Além disso, o fechamento pode deixar algumas salas ociosas. Hoje a escola atende sete turmas durante oito horas. Ano que vem serão quatro turmas pela manhã e quatro de tarde, deixando três salas vazias. Na reunião, os pais foram informados que não houve possibilidade de discussão sobre a medida. As famílias pensam em se manifestar contra a decisão da gestão Doria.
Não é a primeira vez que a gestão Doria sacrifica a educação de algumas crianças para garantir vagas de outras – e assim "cumprir" promessas de campanha. No início do ano a gestão fechou salas de leitura, brinquedotecas e outros espaços em 33 escolas para abrir novas salas de aula.
O prefeito mantém congelada ou não executada a maior parte do orçamento municipal destinado à construção de CEIs, Emeis e unidades educacionais. Dos R$ R$ 14,8 milhões reservados a novas Emeis, só R$ 1,3 milhão foi liquidado desde o início da gestão. E dos R$ 110,4 milhões para construção de creches, R$ 61,5 milhões estão congelados e só R$ 12,5 milhões foi liquidado.
O zelador de condomínio João Lima de Souza avalia que a prefeitura devia abrir novas creches e não prejudicar algumas crianças para conseguir vagas para outras. “Não é justo fazer isso. O correto é abrir mais vaga construindo creche. E não tirando o pouco atendimento integral que já tem”, criticou.
João destacou que hoje conta com o auxílio de seu empregador, que lhe permite a saída no fim da tarde para pegar o filho de quatro anos no Cemei Dom Gastão, que fica bem perto do local onde trabalha. “Vai ficar muito difícil se o menino for pra outra escola, mais longe e com só um período. Eu espero muito que o prefeito repense isso, vou torcer muito. Não sei como vai ser”, lamentou.

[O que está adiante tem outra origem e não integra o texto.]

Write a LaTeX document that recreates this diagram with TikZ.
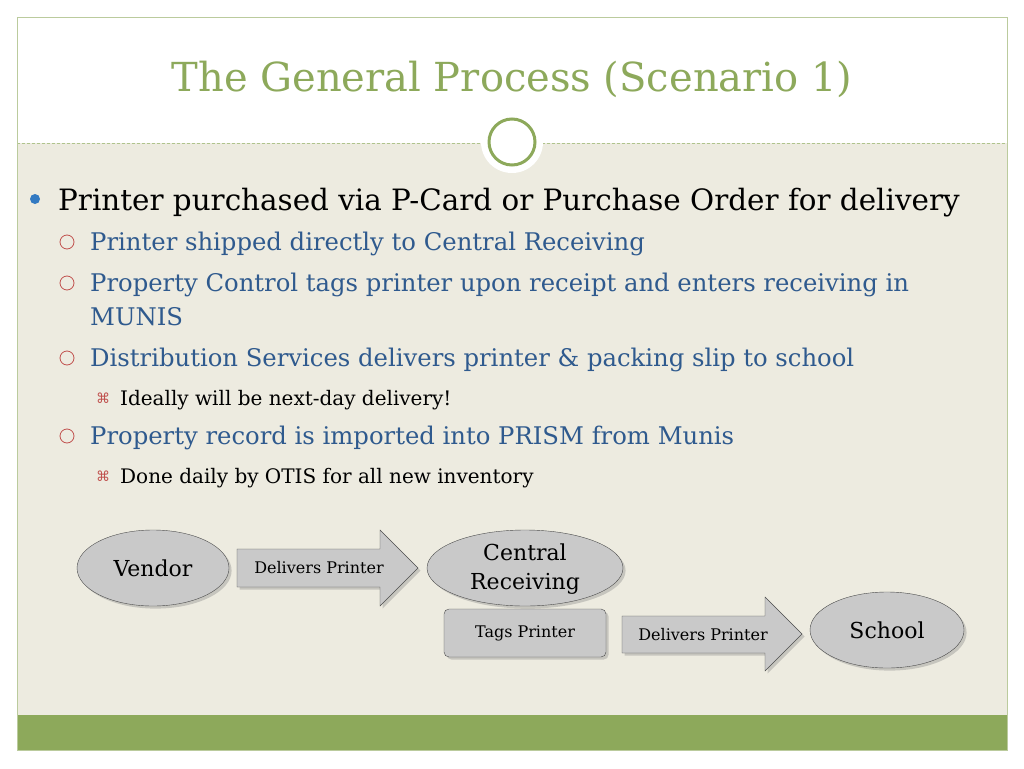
\documentclass[tikz,border=0pt]{standalone}
\usepackage{fontspec}
\setmainfont{DejaVu Serif}
\newfontfamily\symfont{DejaVu Sans}
\usetikzlibrary{shadows}
\definecolor{olive}{HTML}{8DA95B}
\definecolor{beige}{HTML}{EDEBE0}
\definecolor{subblue}{HTML}{2F5A8E}
\definecolor{bulred}{HTML}{C0504D}
\definecolor{shapegray}{HTML}{C9C9C9}
\begin{document}
\begin{tikzpicture}
[x=1pt,y=-1pt,
 shp/.style={draw=black!70,fill=shapegray,drop shadow={opacity=0.35}},
 main/.style={anchor=base west,inner sep=0pt,font=\fontsize{29.4}{34}\selectfont},
 sub/.style={anchor=base west,inner sep=0pt,text=subblue,font=\fontsize{24.3}{30}\selectfont},
 subsub/.style={anchor=base west,inner sep=0pt,font=\fontsize{20}{26}\selectfont},
 lab/.style={font=\fontsize{16}{20}\selectfont,align=center}]
\useasboundingbox (0,0) rectangle (1024,768);
\fill[white] (0,0) rectangle (1024,768);
% frame and bands
\fill[beige] (17,143) rectangle (1007,715);
\fill[olive] (17,715) rectangle (1007,750);
\draw[olive!70,densely dashed] (17,143) -- (1007,143);
\draw[olive!60] (17,17) rectangle (1007,750);
\node[text=olive,font=\fontsize{40}{48}\selectfont] (title) at (512,79) {The General Process (Scenario 1)};
\fill[white] (512,142) circle[radius=31];
\draw[olive,line width=3pt] (512,142) circle[radius=23];
% bullets
\fill[blue!50!cyan!70!black!80] (35,199) circle[radius=5];
\node[main] (b1) at (58,210) {Printer purchased via P-Card or Purchase Order for delivery};
\foreach \y/\t in {250/Printer shipped directly to Central Receiving,
  291/Property Control tags printer upon receipt and enters receiving in,
  366/Distribution Services delivers printer \& packing slip to school,
  444/Property record is imported into PRISM from Munis} {
  \draw[bulred,line width=0.8pt] (67,\y-8) circle[radius=7];
  \node[sub] at (90,\y) {\t};
}
\node[sub] (munis) at (90,325) {MUNIS};
\foreach \y in {405,483}
  \node[subsub] at (96,\y-2) {\textcolor{bulred}{\symfont\fontsize{14}{14}\selectfont ⌘}};
\node[subsub] (i1) at (120,405) {Ideally will be next-day delivery!};
\node[subsub] (i2) at (120,483) {Done daily by OTIS for all new inventory};
% flow
\draw[shp] (153,568) ellipse[x radius=76,y radius=38];
\node[font=\fontsize{22}{26}\selectfont] (vendor) at (153,568) {Vendor};
\draw[shp] (237,549) -- (380,549) -- (380,530) -- (418,568) -- (380,606) -- (380,587) -- (237,587) -- cycle;
\node[lab] (deliv1) at (319,568) {Delivers Printer};
\draw[shp] (525,568) ellipse[x radius=98,y radius=38];
\node[lab,font=\fontsize{22}{29}\selectfont] (central) at (525,569) {Central\\Receiving};
\draw[shp,rounded corners=5] (444,609) rectangle (606,657);
\node[lab] (tags) at (525,633) {Tags Printer};
\draw[shp] (622,616) -- (765,616) -- (765,597) -- (802,634) -- (765,671) -- (765,653) -- (622,653) -- cycle;
\node[lab] (deliv2) at (703,635) {Delivers Printer};
\draw[shp] (887,630) ellipse[x radius=77,y radius=38];
\node[font=\fontsize{22}{26}\selectfont] (school) at (887,630) {School};
\end{tikzpicture}
\end{document}
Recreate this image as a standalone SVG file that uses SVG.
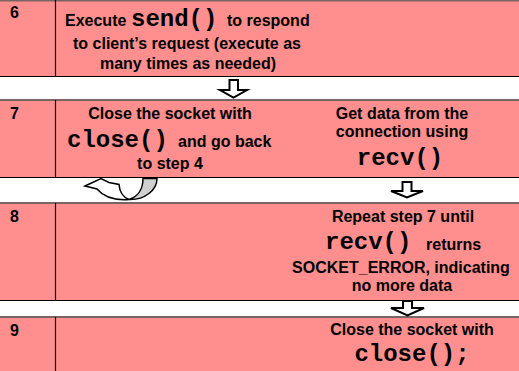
<svg xmlns="http://www.w3.org/2000/svg" width="519" height="371" viewBox="0 0 519 371">
<style>
.row{fill:#FF8F8F;}
.top{stroke:#7a6464;stroke-width:2;fill:none;}
.bot{stroke:#000;stroke-width:1.2;fill:none;}
.col{stroke:#000;stroke-width:1.2;}
.t{font-family:"Liberation Sans",Arial,sans-serif;font-weight:bold;font-size:16px;fill:#000;}
.m{font-family:"Liberation Mono","Courier New",monospace;font-weight:bold;font-size:24px;fill:#000;}
.c{text-anchor:middle;}
.arr{fill:#fff;stroke:#000;stroke-width:2;stroke-linejoin:miter;}
</style>
<rect x="0" y="0" width="519" height="371" fill="#fff"/>

<g id="row6">
<rect class="row" x="0" y="0" width="519" height="76"/>
<line class="top" x1="0" y1="0.5" x2="519" y2="0.5"/>
<line class="bot" x1="0" y1="76.5" x2="519" y2="76.5"/>
<line class="col" x1="55.5" y1="0" x2="55.5" y2="76"/>
<text class="t" x="10" y="18">6</text>
<text class="t" x="65" y="26">Execute</text>
<text class="m" x="131" y="26">send()</text>
<text class="t" x="227" y="26">to respond</text>
<text class="t c" x="187" y="49">to client’s request (execute as</text>
<text class="t c" x="188" y="69">many times as needed)</text>
</g>

<g id="row7">
<rect class="row" x="0" y="100" width="519" height="77"/>
<line class="top" x1="0" y1="100" x2="519" y2="100"/>
<line class="bot" x1="0" y1="177.5" x2="519" y2="177.5"/>
<line class="col" x1="55.5" y1="100" x2="55.5" y2="177"/>
<text class="t" x="10" y="119">7</text>
<text class="t c" x="170" y="119">Close the socket with</text>
<text class="m" x="67" y="147">close()</text>
<text class="t" x="178" y="147">and go back</text>
<text class="t c" x="170" y="169">to step 4</text>
<text class="t c" x="402" y="119">Get data from the</text>
<text class="t c" x="402" y="137">connection using</text>
<text class="m c" x="400" y="165">recv()</text>
</g>

<g id="row8">
<rect class="row" x="0" y="203" width="519" height="97"/>
<line class="top" x1="0" y1="203" x2="519" y2="203"/>
<line class="bot" x1="0" y1="300.5" x2="519" y2="300.5"/>
<line class="col" x1="55.5" y1="203" x2="55.5" y2="300"/>
<text class="t" x="10" y="222">8</text>
<text class="t c" x="403" y="222">Repeat step 7 until</text>
<text class="m" x="325" y="249">recv()</text>
<text class="t" x="426" y="250">returns</text>
<text class="t c" x="401" y="273">SOCKET_ERROR, indicating</text>
<text class="t c" x="402" y="291">no more data</text>
</g>

<g id="row9">
<rect class="row" x="0" y="317" width="519" height="54"/>
<line class="top" x1="0" y1="317" x2="519" y2="317"/>
<line class="col" x1="55.5" y1="317" x2="55.5" y2="371"/>
<text class="t" x="10" y="336">9</text>
<text class="t c" x="412" y="335">Close the socket with</text>
<text class="m c" x="412" y="361">close();</text>
</g>

<g id="connectors">
<polygon class="arr" points="229.5,80 238,80 238,90 247,90 233.5,97.5 220,90 229.5,90"/>
<polygon class="arr" points="402.5,182 411.5,182 411.5,191 423,191 407,197.5 391,191 402.5,191"/>
<polygon class="arr" points="403,301 412,301 412,308 424,308 407.5,315.5 391,308 403,308"/>
<g id="loop-arrow">
<path d="M129,199.5 C145,200 157,190 157,178.5 L143,178.5 C143,190 137,197 129,199.5 Z" fill="#d0d0d0" stroke="#000" stroke-width="1.5"/>
<path d="M85,186 L101,178.5 L109,182.5 L119,184.5 Q120,196 129,199.5 Q107,201 97,189 Z" fill="#fff" stroke="#000" stroke-width="1.5" stroke-linejoin="miter"/>
</g>
</g>
</svg>
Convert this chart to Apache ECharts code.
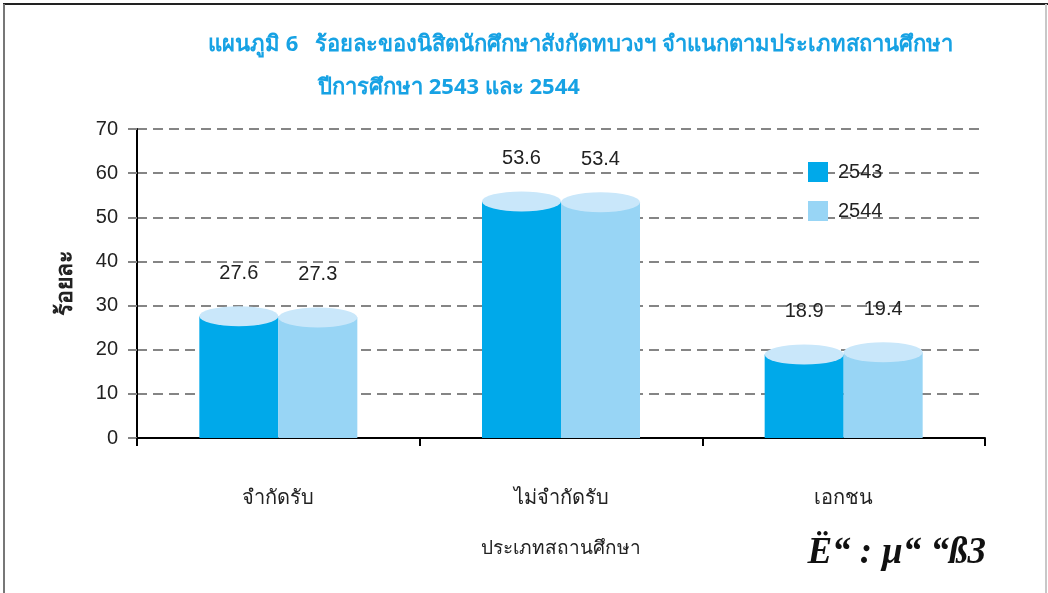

Para a auxiliar de cozinha Rayane Rodrigues Soares a situação é ainda mais complicada. O filho Ryan, de cinco anos, tem microcefalia e, atualmente, fica em período integral na Cemei Dom Gastão. “Ele teria mais um ano ainda nessa escola. Era tempo pra gente se organizar. Se ele for para outra escola, não sei como vou leva-lo, nem busca-lo, nem tenho com quem deixá-lo no resto do dia. Somos só nós, não temos nem parentes por perto".
Rayane ainda destaca o desenvolvimento do filho, que aprendeu a andar e só conseguiu deixar de usar fralda depois de conviver na escola. “Eu vou lutar até o fim porque nós precisamos muito desse atendimento em período integral. Não temos condição de pagar alguém ou uma escola particular em período integral. Ou terei de largar o emprego pra ficar com ele”, lamentou ela, que tem outro filho, de três anos, aluno da mesma escola. “Como vou fazer com cada um em um lugar?”, questionou.
A falta de outro programa educacional ou social para atender as crianças é mais uma preocupação para os pais. Todas as crianças que ingressam no ensino fundamental na rede municipal paulistana, a partir dos seis anos, podem ser inscritas em atividades socioeducativas nos Centros da Criança e Adolescente (CCA), com atividades geralmente realizadas em ONGs conveniadas, durante o contraturno escolar. Porém, não há programa desse tipo para atender as crianças de 4 e 5 anos.
A diarista Lindalva Ribeiro, cuja filha de cinco anos estuda na EMEI Antonio Figueiredo Amaral, está indignada. "É um absurdo fazer isso. Não se pode garantir a educação de alguns prejudicando o que os outros já têm. Eu já tenho de deixar minha filha com uma moça porque entro às 7h no serviço e a escola só abre as 8h. Como vou fazer pra pegar ela no meio do dia?", questionou. Pelo cuidado ela paga R$ 100 por mês. "Vou ter que pagar mais", lamentou.
A atendente Alessandra Neves dos Santos, também acha que a gestão Doria devia usar o dinheiro que tem para construir creche "e não fazer gambiarra". "Isso vai ser muito ruim pros pais. Meu marido deixa e eu venho buscar. Nossa vida está bem organizada e isso vai complicar muito", concluiu.
A Secretaria Municipal de Educação não se manifestou sobre o assunto até o fechamento desta reportagem.